Records with drawing code:
»»

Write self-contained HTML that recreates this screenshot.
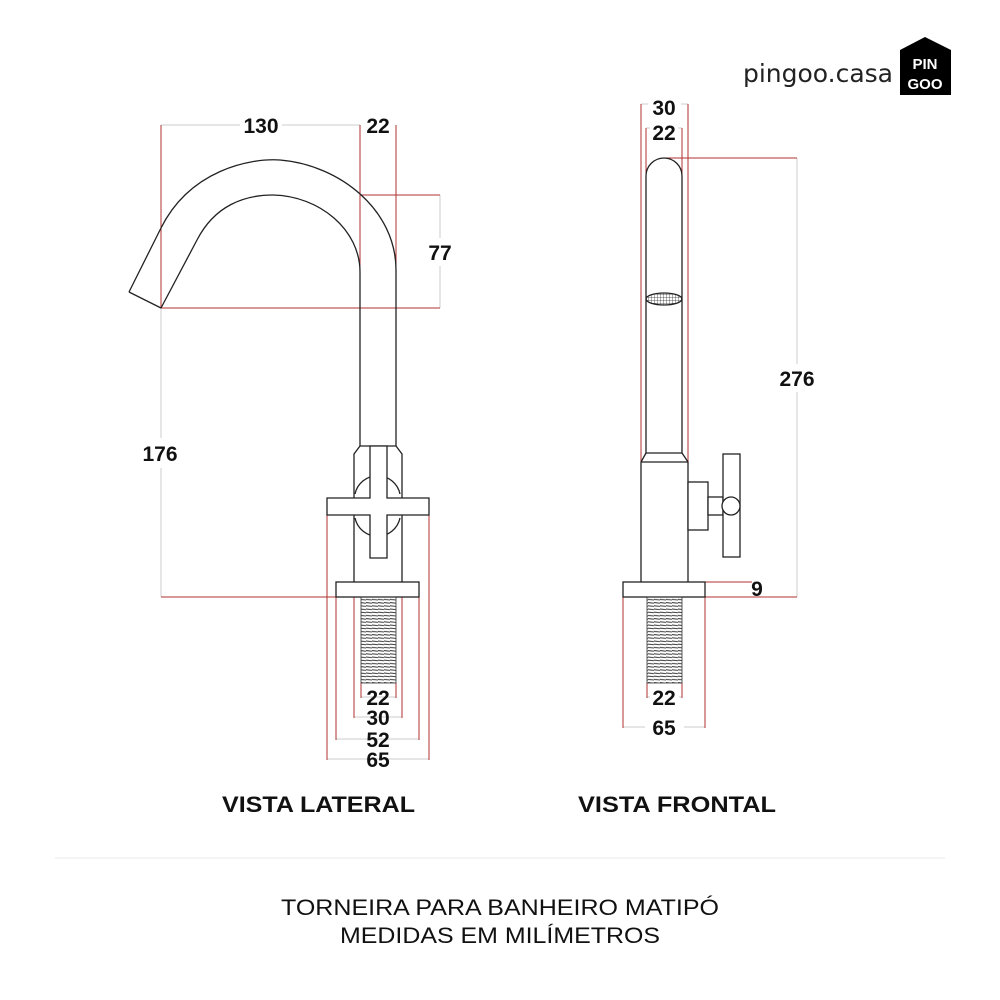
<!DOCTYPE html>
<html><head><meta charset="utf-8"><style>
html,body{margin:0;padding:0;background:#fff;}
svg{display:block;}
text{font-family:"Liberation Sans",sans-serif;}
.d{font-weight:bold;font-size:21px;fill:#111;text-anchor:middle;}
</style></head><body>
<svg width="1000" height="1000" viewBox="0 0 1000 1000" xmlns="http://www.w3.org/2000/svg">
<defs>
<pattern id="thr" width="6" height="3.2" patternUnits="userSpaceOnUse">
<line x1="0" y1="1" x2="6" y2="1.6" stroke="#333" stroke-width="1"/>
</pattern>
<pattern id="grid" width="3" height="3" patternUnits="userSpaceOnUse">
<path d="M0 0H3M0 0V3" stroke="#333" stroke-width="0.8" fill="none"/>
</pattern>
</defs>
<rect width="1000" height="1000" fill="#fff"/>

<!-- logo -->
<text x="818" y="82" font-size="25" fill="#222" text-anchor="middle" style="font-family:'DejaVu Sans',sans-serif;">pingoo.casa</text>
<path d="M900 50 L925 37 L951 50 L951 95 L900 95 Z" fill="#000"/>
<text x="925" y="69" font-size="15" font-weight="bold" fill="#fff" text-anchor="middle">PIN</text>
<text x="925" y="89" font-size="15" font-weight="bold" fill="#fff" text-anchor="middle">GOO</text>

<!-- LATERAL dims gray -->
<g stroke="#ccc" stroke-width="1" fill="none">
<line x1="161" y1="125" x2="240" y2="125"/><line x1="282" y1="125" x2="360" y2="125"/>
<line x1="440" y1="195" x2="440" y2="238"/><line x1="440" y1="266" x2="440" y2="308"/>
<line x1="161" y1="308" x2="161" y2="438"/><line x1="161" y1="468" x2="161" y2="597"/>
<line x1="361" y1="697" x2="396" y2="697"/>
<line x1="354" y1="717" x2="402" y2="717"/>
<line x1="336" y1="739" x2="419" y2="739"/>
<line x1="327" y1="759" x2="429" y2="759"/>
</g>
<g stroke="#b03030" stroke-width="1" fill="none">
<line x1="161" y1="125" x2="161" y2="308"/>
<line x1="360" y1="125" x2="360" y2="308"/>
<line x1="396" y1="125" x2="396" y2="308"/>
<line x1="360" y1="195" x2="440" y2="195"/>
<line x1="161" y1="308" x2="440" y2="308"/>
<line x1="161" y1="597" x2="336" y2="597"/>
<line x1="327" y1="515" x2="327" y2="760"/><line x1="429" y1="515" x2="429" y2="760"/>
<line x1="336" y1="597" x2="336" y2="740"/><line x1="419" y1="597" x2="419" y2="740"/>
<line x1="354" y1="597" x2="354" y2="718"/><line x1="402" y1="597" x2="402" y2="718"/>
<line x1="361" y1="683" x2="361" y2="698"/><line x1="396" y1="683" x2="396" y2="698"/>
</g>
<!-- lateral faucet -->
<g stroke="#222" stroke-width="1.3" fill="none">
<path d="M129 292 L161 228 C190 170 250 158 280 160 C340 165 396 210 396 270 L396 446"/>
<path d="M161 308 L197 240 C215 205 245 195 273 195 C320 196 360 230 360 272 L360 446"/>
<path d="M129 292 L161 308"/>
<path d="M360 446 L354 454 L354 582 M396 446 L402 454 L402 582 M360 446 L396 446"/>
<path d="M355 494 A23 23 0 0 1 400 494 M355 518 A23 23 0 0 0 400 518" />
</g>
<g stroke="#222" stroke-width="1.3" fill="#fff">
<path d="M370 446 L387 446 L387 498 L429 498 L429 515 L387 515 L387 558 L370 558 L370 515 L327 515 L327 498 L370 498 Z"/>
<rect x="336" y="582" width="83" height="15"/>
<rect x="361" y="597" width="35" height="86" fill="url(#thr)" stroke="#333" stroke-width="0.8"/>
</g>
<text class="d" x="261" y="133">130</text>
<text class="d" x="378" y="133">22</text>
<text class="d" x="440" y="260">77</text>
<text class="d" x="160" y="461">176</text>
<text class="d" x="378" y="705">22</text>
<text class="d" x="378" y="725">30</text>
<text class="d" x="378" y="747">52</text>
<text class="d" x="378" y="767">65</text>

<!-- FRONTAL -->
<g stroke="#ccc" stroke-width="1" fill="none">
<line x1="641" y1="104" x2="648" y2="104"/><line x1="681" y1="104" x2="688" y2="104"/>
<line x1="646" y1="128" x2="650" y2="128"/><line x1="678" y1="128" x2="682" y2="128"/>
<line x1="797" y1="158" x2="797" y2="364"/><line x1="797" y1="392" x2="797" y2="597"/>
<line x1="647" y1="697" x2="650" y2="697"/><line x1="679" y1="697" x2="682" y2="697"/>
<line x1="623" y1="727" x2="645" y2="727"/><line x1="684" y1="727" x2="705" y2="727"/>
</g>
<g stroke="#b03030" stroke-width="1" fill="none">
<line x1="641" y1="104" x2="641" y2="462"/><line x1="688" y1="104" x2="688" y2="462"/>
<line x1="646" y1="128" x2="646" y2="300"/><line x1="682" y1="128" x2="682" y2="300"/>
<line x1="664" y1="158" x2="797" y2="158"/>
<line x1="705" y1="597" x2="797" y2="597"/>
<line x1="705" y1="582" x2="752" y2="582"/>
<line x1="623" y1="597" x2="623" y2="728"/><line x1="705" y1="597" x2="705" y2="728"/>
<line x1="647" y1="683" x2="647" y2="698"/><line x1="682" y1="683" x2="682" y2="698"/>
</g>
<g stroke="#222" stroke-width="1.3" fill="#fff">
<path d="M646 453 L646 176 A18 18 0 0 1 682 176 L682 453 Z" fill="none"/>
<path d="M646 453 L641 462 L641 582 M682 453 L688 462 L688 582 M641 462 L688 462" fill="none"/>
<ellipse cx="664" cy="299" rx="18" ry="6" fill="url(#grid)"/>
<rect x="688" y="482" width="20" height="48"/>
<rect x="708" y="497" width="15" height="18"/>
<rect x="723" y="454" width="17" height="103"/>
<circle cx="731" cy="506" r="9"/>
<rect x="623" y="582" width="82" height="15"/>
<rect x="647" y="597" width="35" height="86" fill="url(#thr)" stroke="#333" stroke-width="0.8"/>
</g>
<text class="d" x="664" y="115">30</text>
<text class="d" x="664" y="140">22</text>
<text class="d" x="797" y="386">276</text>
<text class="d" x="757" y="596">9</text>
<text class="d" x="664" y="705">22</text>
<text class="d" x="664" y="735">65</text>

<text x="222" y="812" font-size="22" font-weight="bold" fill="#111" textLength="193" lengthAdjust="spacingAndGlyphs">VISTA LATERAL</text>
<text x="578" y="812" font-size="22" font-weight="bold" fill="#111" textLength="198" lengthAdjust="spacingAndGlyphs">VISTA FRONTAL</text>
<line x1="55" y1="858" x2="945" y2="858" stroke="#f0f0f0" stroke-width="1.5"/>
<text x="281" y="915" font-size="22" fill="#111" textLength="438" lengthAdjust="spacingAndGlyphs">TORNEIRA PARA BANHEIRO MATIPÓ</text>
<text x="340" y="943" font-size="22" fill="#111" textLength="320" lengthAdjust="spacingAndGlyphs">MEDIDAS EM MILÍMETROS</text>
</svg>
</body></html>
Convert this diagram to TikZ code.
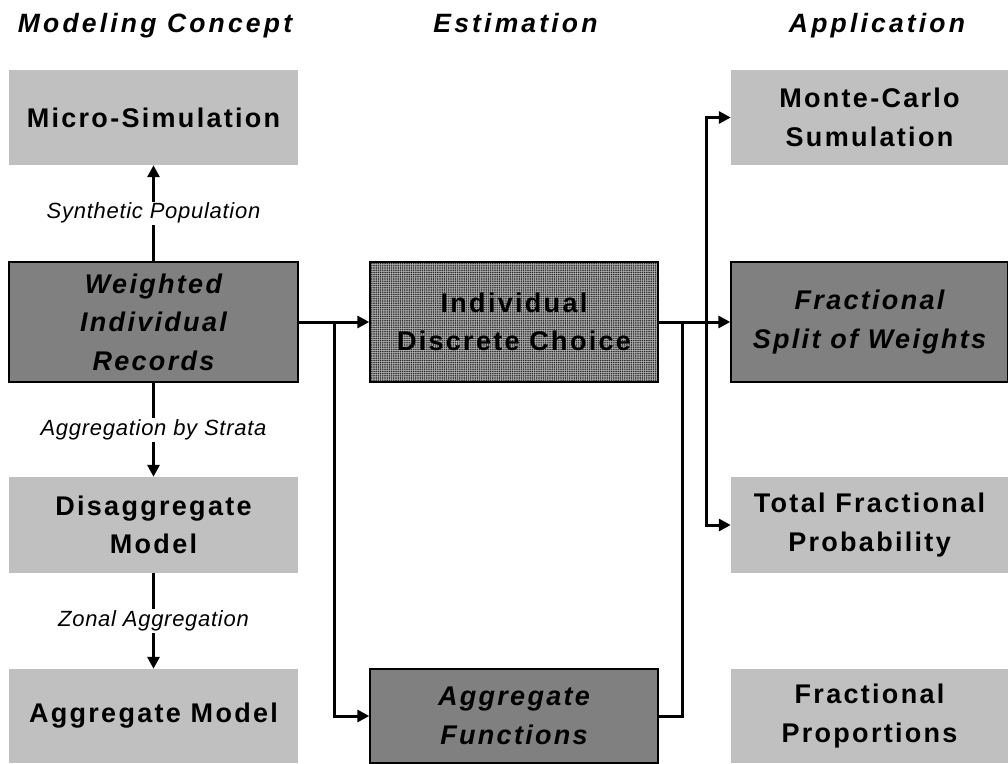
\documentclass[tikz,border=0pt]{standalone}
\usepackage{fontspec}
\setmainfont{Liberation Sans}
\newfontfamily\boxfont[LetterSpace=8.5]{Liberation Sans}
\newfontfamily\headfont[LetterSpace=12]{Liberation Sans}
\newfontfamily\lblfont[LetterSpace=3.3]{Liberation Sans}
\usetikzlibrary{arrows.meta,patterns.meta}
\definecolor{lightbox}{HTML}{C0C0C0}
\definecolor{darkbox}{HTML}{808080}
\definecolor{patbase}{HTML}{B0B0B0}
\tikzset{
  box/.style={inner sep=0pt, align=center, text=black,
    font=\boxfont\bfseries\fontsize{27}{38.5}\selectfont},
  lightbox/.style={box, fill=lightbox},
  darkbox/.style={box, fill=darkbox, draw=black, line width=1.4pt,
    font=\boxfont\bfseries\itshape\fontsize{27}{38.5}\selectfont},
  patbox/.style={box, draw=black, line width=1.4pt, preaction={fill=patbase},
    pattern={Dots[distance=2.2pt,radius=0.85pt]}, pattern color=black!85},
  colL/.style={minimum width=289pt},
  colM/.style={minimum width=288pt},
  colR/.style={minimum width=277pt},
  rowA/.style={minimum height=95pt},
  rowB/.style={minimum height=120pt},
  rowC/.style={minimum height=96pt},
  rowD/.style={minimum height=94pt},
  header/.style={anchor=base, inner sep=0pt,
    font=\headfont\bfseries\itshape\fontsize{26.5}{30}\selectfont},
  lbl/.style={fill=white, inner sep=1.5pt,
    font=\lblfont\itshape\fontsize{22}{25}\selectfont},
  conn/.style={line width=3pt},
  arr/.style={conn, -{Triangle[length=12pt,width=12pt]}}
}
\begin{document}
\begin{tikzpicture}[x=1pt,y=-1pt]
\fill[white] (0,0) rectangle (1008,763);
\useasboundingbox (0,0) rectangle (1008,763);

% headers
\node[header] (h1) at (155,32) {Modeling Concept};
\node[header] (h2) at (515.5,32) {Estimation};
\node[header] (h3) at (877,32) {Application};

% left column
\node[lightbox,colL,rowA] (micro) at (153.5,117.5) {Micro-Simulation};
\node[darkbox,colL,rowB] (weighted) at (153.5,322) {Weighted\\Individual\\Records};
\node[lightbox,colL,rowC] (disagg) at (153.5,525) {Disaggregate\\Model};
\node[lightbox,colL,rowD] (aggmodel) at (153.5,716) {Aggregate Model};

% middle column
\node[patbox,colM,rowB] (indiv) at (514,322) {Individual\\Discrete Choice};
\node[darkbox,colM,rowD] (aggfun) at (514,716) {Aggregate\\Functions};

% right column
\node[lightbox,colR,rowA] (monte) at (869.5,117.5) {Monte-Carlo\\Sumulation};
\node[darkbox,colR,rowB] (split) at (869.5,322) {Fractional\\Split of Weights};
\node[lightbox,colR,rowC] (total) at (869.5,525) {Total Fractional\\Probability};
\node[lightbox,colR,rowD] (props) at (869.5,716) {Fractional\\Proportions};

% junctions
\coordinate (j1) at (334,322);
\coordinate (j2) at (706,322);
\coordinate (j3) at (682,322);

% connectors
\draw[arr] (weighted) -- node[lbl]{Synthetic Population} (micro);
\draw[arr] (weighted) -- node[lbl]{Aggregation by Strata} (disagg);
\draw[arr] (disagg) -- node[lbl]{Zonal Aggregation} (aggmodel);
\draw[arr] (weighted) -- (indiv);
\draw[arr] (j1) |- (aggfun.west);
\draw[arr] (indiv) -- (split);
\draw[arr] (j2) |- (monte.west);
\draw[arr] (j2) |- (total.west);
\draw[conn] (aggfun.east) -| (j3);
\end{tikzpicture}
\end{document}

««

Begin at the line that has "Convert this diagram to TikZ code.", stop after the line that has "(h3) at (877,32)", and reproduce every line between them exactly and nothing else. Pictures stay out of the copy.

Convert this diagram to TikZ code.
\documentclass[tikz,border=0pt]{standalone}
\usepackage{fontspec}
\setmainfont{Liberation Sans}
\newfontfamily\boxfont[LetterSpace=8.5]{Liberation Sans}
\newfontfamily\headfont[LetterSpace=12]{Liberation Sans}
\newfontfamily\lblfont[LetterSpace=3.3]{Liberation Sans}
\usetikzlibrary{arrows.meta,patterns.meta}
\definecolor{lightbox}{HTML}{C0C0C0}
\definecolor{darkbox}{HTML}{808080}
\definecolor{patbase}{HTML}{B0B0B0}
\tikzset{
  box/.style={inner sep=0pt, align=center, text=black,
    font=\boxfont\bfseries\fontsize{27}{38.5}\selectfont},
  lightbox/.style={box, fill=lightbox},
  darkbox/.style={box, fill=darkbox, draw=black, line width=1.4pt,
    font=\boxfont\bfseries\itshape\fontsize{27}{38.5}\selectfont},
  patbox/.style={box, draw=black, line width=1.4pt, preaction={fill=patbase},
    pattern={Dots[distance=2.2pt,radius=0.85pt]}, pattern color=black!85},
  colL/.style={minimum width=289pt},
  colM/.style={minimum width=288pt},
  colR/.style={minimum width=277pt},
  rowA/.style={minimum height=95pt},
  rowB/.style={minimum height=120pt},
  rowC/.style={minimum height=96pt},
  rowD/.style={minimum height=94pt},
  header/.style={anchor=base, inner sep=0pt,
    font=\headfont\bfseries\itshape\fontsize{26.5}{30}\selectfont},
  lbl/.style={fill=white, inner sep=1.5pt,
    font=\lblfont\itshape\fontsize{22}{25}\selectfont},
  conn/.style={line width=3pt},
  arr/.style={conn, -{Triangle[length=12pt,width=12pt]}}
}
\begin{document}
\begin{tikzpicture}[x=1pt,y=-1pt]
\fill[white] (0,0) rectangle (1008,763);
\useasboundingbox (0,0) rectangle (1008,763);

% headers
\node[header] (h1) at (155,32) {Modeling Concept};
\node[header] (h2) at (515.5,32) {Estimation};
\node[header] (h3) at (877,32) {Application};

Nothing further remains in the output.